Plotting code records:
-*-
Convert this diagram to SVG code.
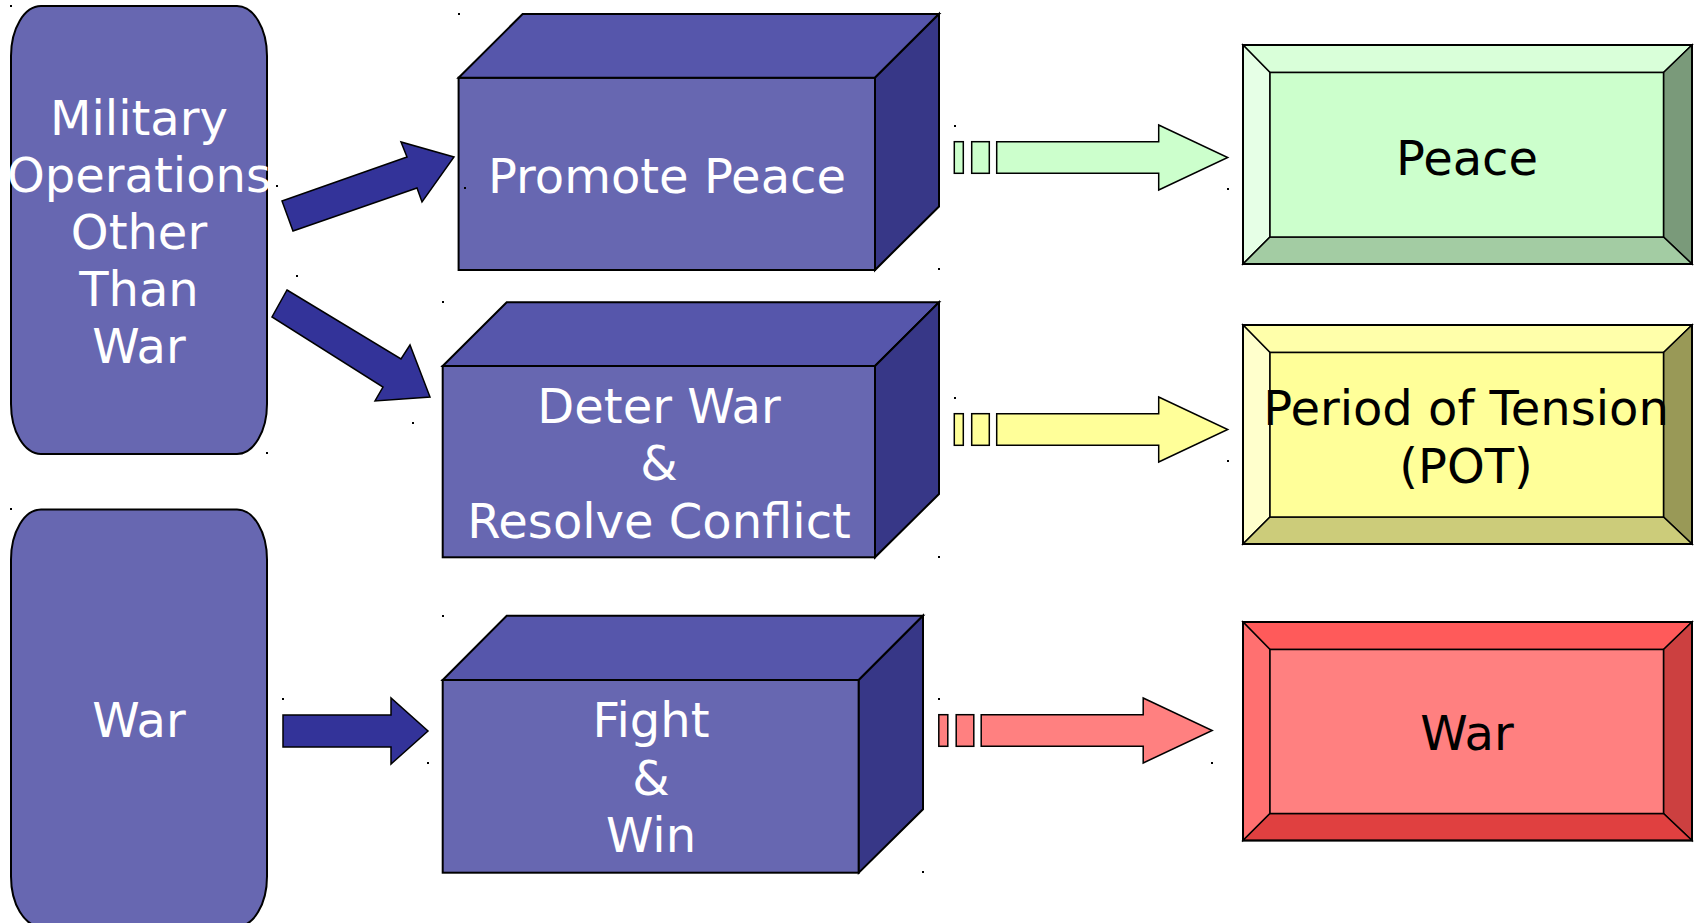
<svg xmlns="http://www.w3.org/2000/svg" width="1698" height="923" viewBox="0 0 1698 923">
<style>
.t{font-family:"DejaVu Sans","Verdana","Liberation Sans",sans-serif;font-size:48px;text-anchor:middle}
.w{fill:#ffffff}
.k{fill:#000000}
.ln{stroke:#000;stroke-width:2;stroke-linejoin:miter}
.thin{stroke:#000;stroke-width:1.5;stroke-linejoin:miter}
.oval{fill:#6767b1;stroke:#000;stroke-width:2}
.front{fill:#6767b1}
.top{fill:#5656ab}
.side{fill:#373787}
.ba{fill:#333399;stroke:#000;stroke-width:1.5;stroke-linejoin:miter}
.dot{fill:#000}
</style>
<rect width="1698" height="923" fill="#ffffff"/>

<g id="mootw">
<rect class="oval" x="11" y="6" width="256" height="448" rx="30" ry="50"/>
<text class="t w" x="139" y="135">Military</text>
<text class="t w" x="139" y="192">Operations</text>
<text class="t w" x="139" y="249">Other</text>
<text class="t w" x="139" y="306">Than</text>
<text class="t w" x="139" y="363">War</text>
</g>

<g id="war-left">
<rect class="oval" x="11" y="509.5" width="256" height="417" rx="30" ry="50"/>
<text class="t w" x="139" y="737">War</text>
</g>

<g id="promote-peace">
<rect class="front ln" x="458.6" y="77.7" width="416.4" height="192.3"/>
<polygon class="top ln" points="458.6,77.7 522.6,14 939,14 875,77.7"/>
<polygon class="side ln" points="875,77.7 939,14 939,206.5 875,270"/>
<text class="t w" x="667" y="193">Promote Peace</text>
</g>

<g id="deter-war">
<rect class="front ln" x="442.7" y="366" width="432.3" height="191.3"/>
<polygon class="top ln" points="442.7,366 506.7,302.3 939,302.3 875,366"/>
<polygon class="side ln" points="875,366 939,302.3 939,494 875,557.3"/>
<text class="t w" x="659" y="423">Deter War</text>
<text class="t w" x="659" y="480">&amp;</text>
<text class="t w" x="659" y="538">Resolve Conflict</text>
</g>

<g id="fight-win">
<rect class="front ln" x="442.7" y="680" width="416.1" height="192.7"/>
<polygon class="top ln" points="442.7,680 506.7,615.7 923,615.7 858.8,680"/>
<polygon class="side ln" points="858.8,680 923,615.7 923,809.3 858.8,872.7"/>
<text class="t w" x="651" y="737">Fight</text>
<text class="t w" x="651" y="795">&amp;</text>
<text class="t w" x="651" y="852">Win</text>
</g>

<g id="peace">
<polygon class="thin" fill="#d9ffd9" points="1243,45 1692,45 1663.5,72.5 1270,72.5"/>
<polygon class="thin" fill="#e6ffe6" points="1243,45 1270,72.5 1270,237 1243,264"/>
<polygon class="thin" fill="#7a9a7a" points="1692,45 1692,264 1663.5,237 1663.5,72.5"/>
<polygon class="thin" fill="#a3cca3" points="1243,264 1270,237 1663.5,237 1692,264"/>
<rect class="thin" fill="#ccffcc" x="1270" y="72.5" width="393.5" height="164.5"/>
<rect x="1243" y="45" width="449" height="219" fill="none" stroke="#000" stroke-width="2"/>
<text class="t k" x="1467" y="175">Peace</text>
</g>

<g id="pot">
<polygon class="thin" fill="#ffffaa" points="1243,325 1692,325 1663.5,352.5 1270,352.5"/>
<polygon class="thin" fill="#ffffcc" points="1243,325 1270,352.5 1270,517 1243,544"/>
<polygon class="thin" fill="#999957" points="1692,325 1692,544 1663.5,517 1663.5,352.5"/>
<polygon class="thin" fill="#cccc7a" points="1243,544 1270,517 1663.5,517 1692,544"/>
<rect class="thin" fill="#ffff99" x="1270" y="352.5" width="393.5" height="164.5"/>
<rect x="1243" y="325" width="449" height="219" fill="none" stroke="#000" stroke-width="2"/>
<text class="t k" x="1466" y="425">Period of Tension</text>
<text class="t k" x="1466" y="483">(POT)</text>
</g>

<g id="war-right">
<polygon class="thin" fill="#ff5a5a" points="1243,622 1692,622 1663.5,649.5 1270,649.5"/>
<polygon class="thin" fill="#ff7070" points="1243,622 1270,649.5 1270,813.5 1243,840.5"/>
<polygon class="thin" fill="#cc4040" points="1692,622 1692,840.5 1663.5,813.5 1663.5,649.5"/>
<polygon class="thin" fill="#e04040" points="1243,840.5 1270,813.5 1663.5,813.5 1692,840.5"/>
<rect class="thin" fill="#ff8080" x="1270" y="649.5" width="393.5" height="164"/>
<rect x="1243" y="622" width="449" height="218.5" fill="none" stroke="#000" stroke-width="2"/>
<text class="t k" x="1467" y="750">War</text>
</g>

<g id="connectors">
<polygon class="ba" points="282,201 407,157 401,142 454,157 422,202 417,188 293,231"/>
<polygon class="ba" points="287,290 401,359 410,345 430,397 375,401 383,387 272,317"/>
<polygon class="ba" points="283,715 391,715 391,698 428,731 391,764 391,747 283,747"/>
<g fill="#ccffcc" class="thin">
<rect x="954.3" y="141.7" width="9" height="31.6"/>
<rect x="971.7" y="141.7" width="17.6" height="31.6"/>
<polygon points="996.7,141.7 1158.7,141.7 1158.7,125 1227.7,157.5 1158.7,190 1158.7,173.3 996.7,173.3"/>
</g>
<g fill="#ffff99" class="thin" transform="translate(0,272)">
<rect x="954.3" y="141.7" width="9" height="31.6"/>
<rect x="971.7" y="141.7" width="17.6" height="31.6"/>
<polygon points="996.7,141.7 1158.7,141.7 1158.7,125 1227.7,157.5 1158.7,190 1158.7,173.3 996.7,173.3"/>
</g>
<g fill="#ff8080" class="thin" transform="translate(-15.5,573)">
<rect x="954.3" y="141.7" width="9" height="31.6"/>
<rect x="971.7" y="141.7" width="17.6" height="31.6"/>
<polygon points="996.7,141.7 1158.7,141.7 1158.7,125 1227.7,157.5 1158.7,190 1158.7,173.3 996.7,173.3"/>
</g>
</g>

<g id="marks" class="dot">
<rect x="10" y="5" width="2" height="2"/>
<rect x="458" y="13" width="2" height="2"/>
<rect x="276" y="185" width="2" height="2"/>
<rect x="464" y="187" width="2" height="2"/>
<rect x="296" y="275" width="2" height="2"/>
<rect x="442" y="301" width="2" height="2"/>
<rect x="412" y="422" width="2" height="2"/>
<rect x="266" y="452" width="2" height="2"/>
<rect x="954" y="125" width="2" height="2"/>
<rect x="938" y="268" width="2" height="2"/>
<rect x="1227" y="188" width="2" height="2"/>
<rect x="10" y="508" width="2" height="2"/>
<rect x="282" y="698" width="2" height="2"/>
<rect x="427" y="762" width="2" height="2"/>
<rect x="442" y="615" width="2" height="2"/>
<rect x="954" y="397" width="2" height="2"/>
<rect x="938" y="556" width="2" height="2"/>
<rect x="1227" y="460" width="2" height="2"/>
<rect x="938" y="698" width="2" height="2"/>
<rect x="922" y="871" width="2" height="2"/>
<rect x="1211" y="762" width="2" height="2"/>
</g>
</svg>
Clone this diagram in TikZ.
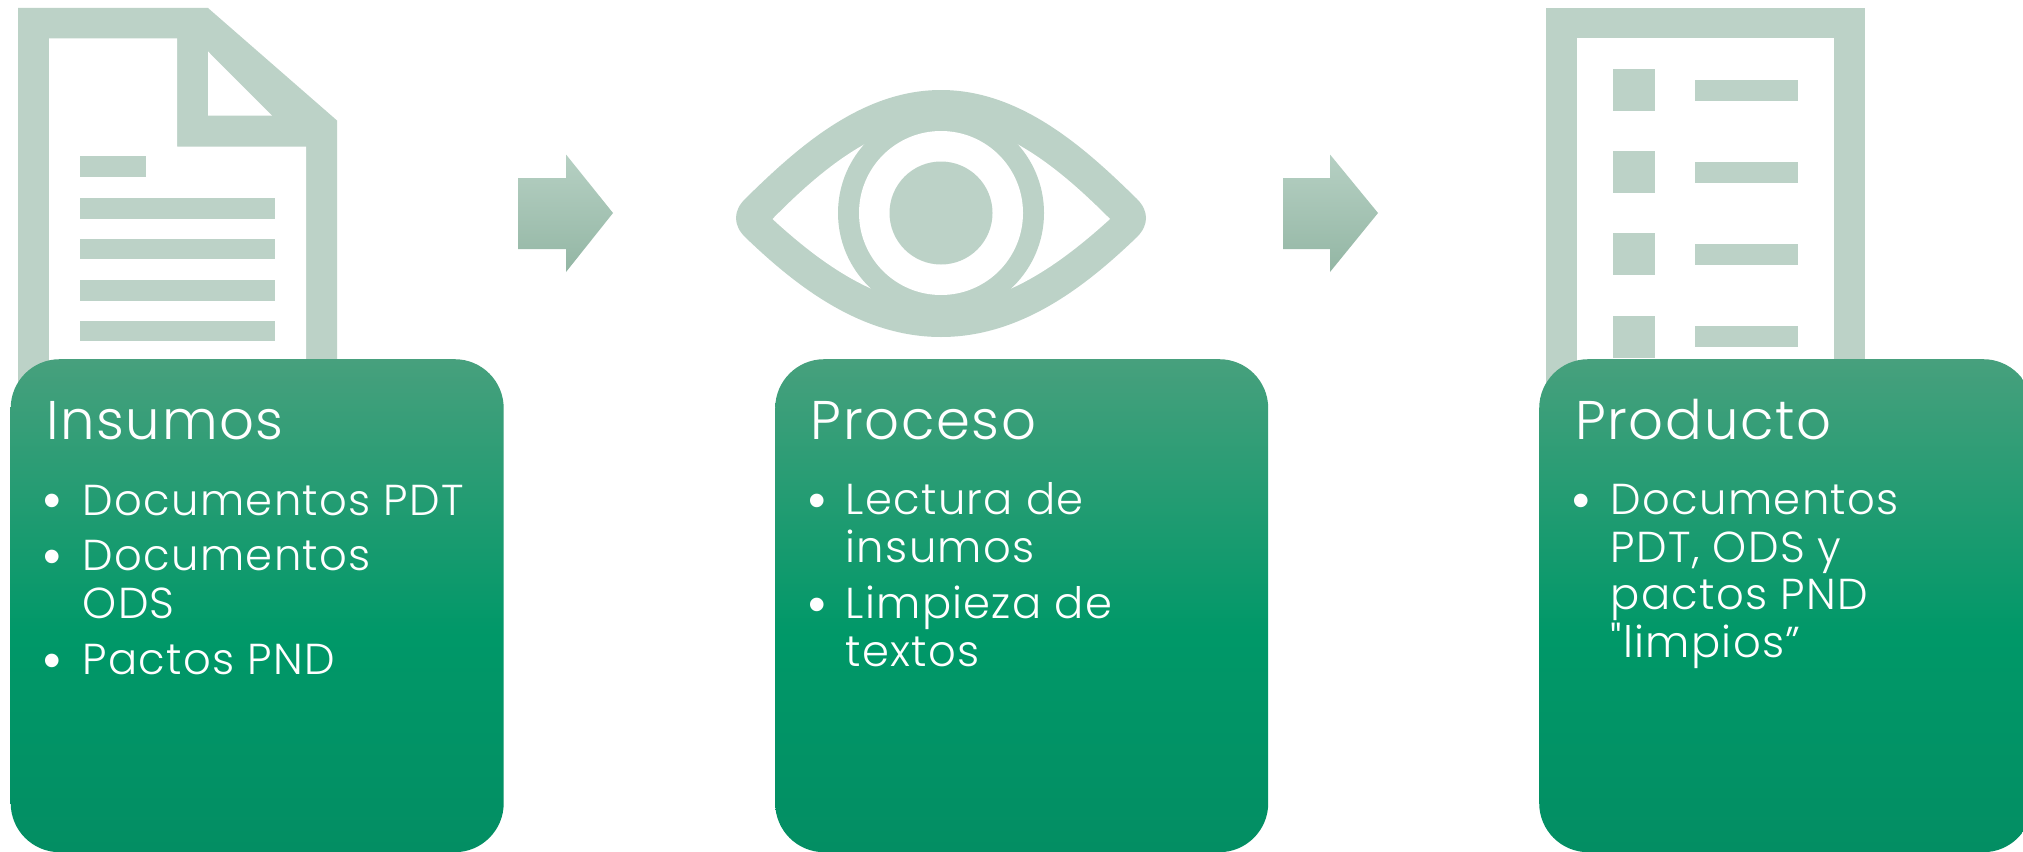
\documentclass[tikz,border=0pt]{standalone}
\usepackage{fontspec}
\newfontfamily\cardfont{Poppins Light}[LetterSpace=3]
\newfontfamily\dotfont{Liberation Sans}
\usetikzlibrary{positioning}

\definecolor{iconcol}{HTML}{BCD2C7}
\definecolor{cardtop}{HTML}{47A07D}
\definecolor{cardmid}{HTML}{009868}
\definecolor{cardbot}{HTML}{038E63}
\definecolor{arrowtop}{HTML}{B6D0C3}
\definecolor{arrowmid}{HTML}{A8C8B7}
\definecolor{arrowbot}{HTML}{93B6A4}
\pgfdeclareverticalshading{cardshade}{100bp}{color(0bp)=(cardbot); color(25bp)=(cardbot); color(47bp)=(cardmid); color(75bp)=(cardtop); color(100bp)=(cardtop)}

\tikzstyle{card} = [shading=cardshade, rounded corners=49pt, minimum width=493pt, minimum height=493pt, anchor=north west, inner sep=0pt]
\tikzstyle{cardtitle} = [anchor=base west, inner sep=0pt, text=white, font=\cardfont\fontsize{54.5}{60}\selectfont]
\tikzstyle{item} = [anchor=base west, inner sep=0pt, text=white, font=\cardfont\fontsize{43.3}{48}\selectfont]
\tikzstyle{itemdot} = [anchor=base west, inner sep=0pt, text=white, font=\dotfont\fontsize{50}{50}\selectfont]
\tikzstyle{stepfill} = [top color=arrowtop, middle color=arrowmid, bottom color=arrowbot]

\begin{document}
\begin{tikzpicture}[x=1pt,y=-1pt]
                \path[fill=white,use as bounding box] (0,0) rectangle (2023,851);
                % draw document icon
                \fill[iconcol] (18,8) -- (208,8) -- (337,120.5) -- (337,400) -- (18,400) -- cycle;
                \fill[white] (49,38.5) -- (177,38.5) -- (177,146.5) -- (306,146.5) -- (306,400) -- (49,400) -- cycle;
                \fill[white] (208,51.5) -- (272,115.6) -- (208,115.6) -- cycle;
                \fill[iconcol] (79.5,156) rectangle (146.4,177.4);
                \fill[iconcol] (79.5,198) rectangle (275,218.7);
                \fill[iconcol] (79.5,238.7) rectangle (275,259.4);
                \fill[iconcol] (79.5,280) rectangle (275,300.6);
                \fill[iconcol] (79.5,320.7) rectangle (275,341.3);
                % draw eye icon
                \fill[iconcol] (941,90) .. controls (860,90) and (795,150) .. (745,199)
                    .. controls (733,211) and (733,225) .. (745,237)
                    .. controls (795,285) and (860,337) .. (941,337)
                    .. controls (1022,337) and (1087,285) .. (1137,237)
                    .. controls (1149,225) and (1149,211) .. (1137,199)
                    .. controls (1087,150) and (1022,90) .. (941,90) -- cycle;
                \fill[white] (772.5,219) .. controls (815,176) and (875,122) .. (941,122)
                    .. controls (1007,122) and (1067,176) .. (1110,219)
                    .. controls (1067,258) and (1007,305) .. (941,305)
                    .. controls (875,305) and (815,258) .. (772.5,219) -- cycle;
                \fill[iconcol] (941,213) circle (103);
                \fill[white] (941,213) circle (82);
                \fill[iconcol] (941,213) circle (51.5);
                % draw list icon
                \fill[iconcol] (1546,8) rectangle (1865,400);
                \fill[white] (1577,38.5) rectangle (1834,400);
                \fill[iconcol] (1613,69) rectangle (1655,111);
                \fill[iconcol] (1613,151) rectangle (1655,193);
                \fill[iconcol] (1613,233) rectangle (1655,275);
                \fill[iconcol] (1613,316) rectangle (1655,358);
                \fill[iconcol] (1695,80) rectangle (1798,101);
                \fill[iconcol] (1695,162) rectangle (1798,183);
                \fill[iconcol] (1695,244) rectangle (1798,265);
                \fill[iconcol] (1695,326) rectangle (1798,347);
                % draw step arrows
                \shade[stepfill] (518,178) -- (566,178) -- (566,154.5) -- (613,213) -- (566,272) -- (566,249) -- (518,249) -- cycle;
                \shade[stepfill] (1283,178) -- (1330,178) -- (1330,154.5) -- (1378,213) -- (1330,272) -- (1330,249) -- (1283,249) -- cycle;
                % draw cards
                \node[card] (insumos) at (10.5,359) {};
                \node[card] (proceso) at (775,359) {};
                \node[card] (producto) at (1539,359) {};
                % first card text
                \node[cardtitle] (insumostitle) at (46,439.5) {Insumos};
                \node[itemdot] (insumosdota) at (43,517.5) {•};
                \node[item] (insumosa) at (82.5,515) {Documentos PDT};
                \node[itemdot] (insumosdotb) at (43,573.5) {•};
                \node[item] (insumosb) at (82.5,570) {Documentos};
                \node[item] (insumosc) at (82.5,618) {ODS};
                \node[itemdot] (insumosdotc) at (43,677.5) {•};
                \node[item] (insumosd) at (82.5,674) {Pactos PND};
                % second card text
                \node[cardtitle] (procesotitle) at (810.5,439.5) {Proceso};
                \node[itemdot] (procesodota) at (808.5,517.5) {•};
                \node[item] (procesoa) at (845.5,514.5) {Lectura de};
                \node[item] (procesob) at (845.5,562.5) {insumos};
                \node[itemdot] (procesodotb) at (808.5,621) {•};
                \node[item] (procesoc) at (845.5,618) {Limpieza de};
                \node[item] (procesod) at (845.5,666) {textos};
                % third card text
                \node[cardtitle] (productotitle) at (1575,439.5) {Producto};
                \node[itemdot] (productodot) at (1572,517.5) {•};
                \node[item] (productoa) at (1610.5,514.5) {Documentos};
                \node[item] (productob) at (1610.5,562) {PDT, ODS y};
                \node[item] (productoc) at (1610.5,609.5) {pactos PND};
                \node[item] (productod) at (1610.5,657.5) {"limpios”};
\end{tikzpicture}
\end{document}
-*-
Where does the word "diagram" appear in the listing? List each line that holds it.

Convert this diagram to SVG code.
Clone this diagram in TikZ.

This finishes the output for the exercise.